Era accusato di aver rapito e sequestrato un imprenditore ligure e di averlo rinchiuso in una baracca sul fiume Serchio a Lucca, dove era stato sottoposto a inaudite violenze per un presunto debito. Resta in carcere il 37enne arrestato lo scorso inverno dai carabinieri di Sarzana coordinati però dalla Procura di Lucca. L’uomo è accusato di sequestro di persona, estorsione e rapina aggravata. La Cassazione ha respinto il suo ricorso contro la precedente sentenza del tribunale del riesame di Firenze. Dovrà attendere in carcere il prosieguo dell’iter giudiziario a suo carico.
L’indagato, per gli inquirenti, è responsabile, insieme ad altri due complici, di aver anche picchiato e seviziato per ore la vittima. Nel pomeriggio di un’afosa giornata di luglio dello scorso anno l’imprenditore, secondo quanto è stato ipotizzato dagli inquirenti, era stato prelevato dalla propria abitazione in un Comune della Val di Magra e portato, con inganno, secondo l’accusa, in una baracca sulle sponde del fiume Serchio a Lucca dove ad attenderli c’era un terzo complice che li attendeva a volto coperto e armato di fucile a canne mozze. Qui la vittima sarebbe stata legate e picchiata per circa 6 ore dai 3, al fine di ritornare in possesso dello stupefacente dal valore al dettaglio di circa 45 mila euro.
Dopo essere stato rapinato della somma in contanti in suo possesso (circa 500 euro) veniva liberato poiché gli aguzzini si convincevano della sua estraneità ai fatti e anche perché aveva promesso, nonostante la sua estraneità, di risarcirli anche in parte del danno subito. Le indagini avevano consentito di risalire ai 3 uomini, di ricostruire la vicenda e raccogliere elementi di prova a carico dei tre soggetti che erano finiti in carcere.
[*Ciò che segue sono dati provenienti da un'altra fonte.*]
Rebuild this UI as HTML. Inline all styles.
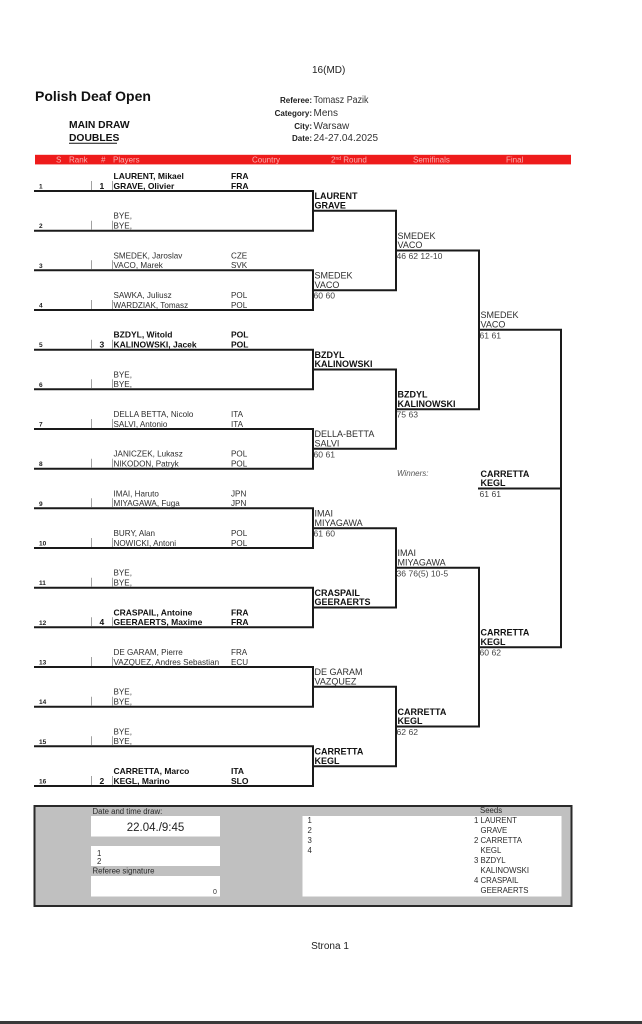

La vittima aveva affittato ai tre stranieri una baracca e aveva raccontato tutto ai militari dopo essere stato fermato per un normale controllo.
All’interno dell’auto i carabinieri avevano trovato un foglio scritto a mano nel quale aveva spiegato: “Se dovessi morire, questi sono i nomi dei miei aguzzini”. I militati avevano chiesto conto e lui aveva raccontato che il rapporto con gli affittuari era stato regolare fino a quando i tre, poi arrestati, si erano rivelati per ciò che erano: malviventi senza scrupoli. Il terzetto aveva accusato il proprietario di essere il responsabile della sottrazione di un ingente quantitativo di hashish, circa 30 chili, che avevano stoccato all’interno del capanno ritenendo un rifugio sicuro a cui le forze dell’ordine non sarebbero mai potute risalire. Da quell’episodio l’incubo finito poi con la liberazione ma dopo ore di torture. Questa la ricostruzione dell’accusa che in sede cautelare ha retto anche la vaglio della Cassazione. Ma le indagini e l’iter giudiziario proseguono per comprendere bene tutte le sfumature di una storia da approfondire e chiarire in ogni suo aspetto.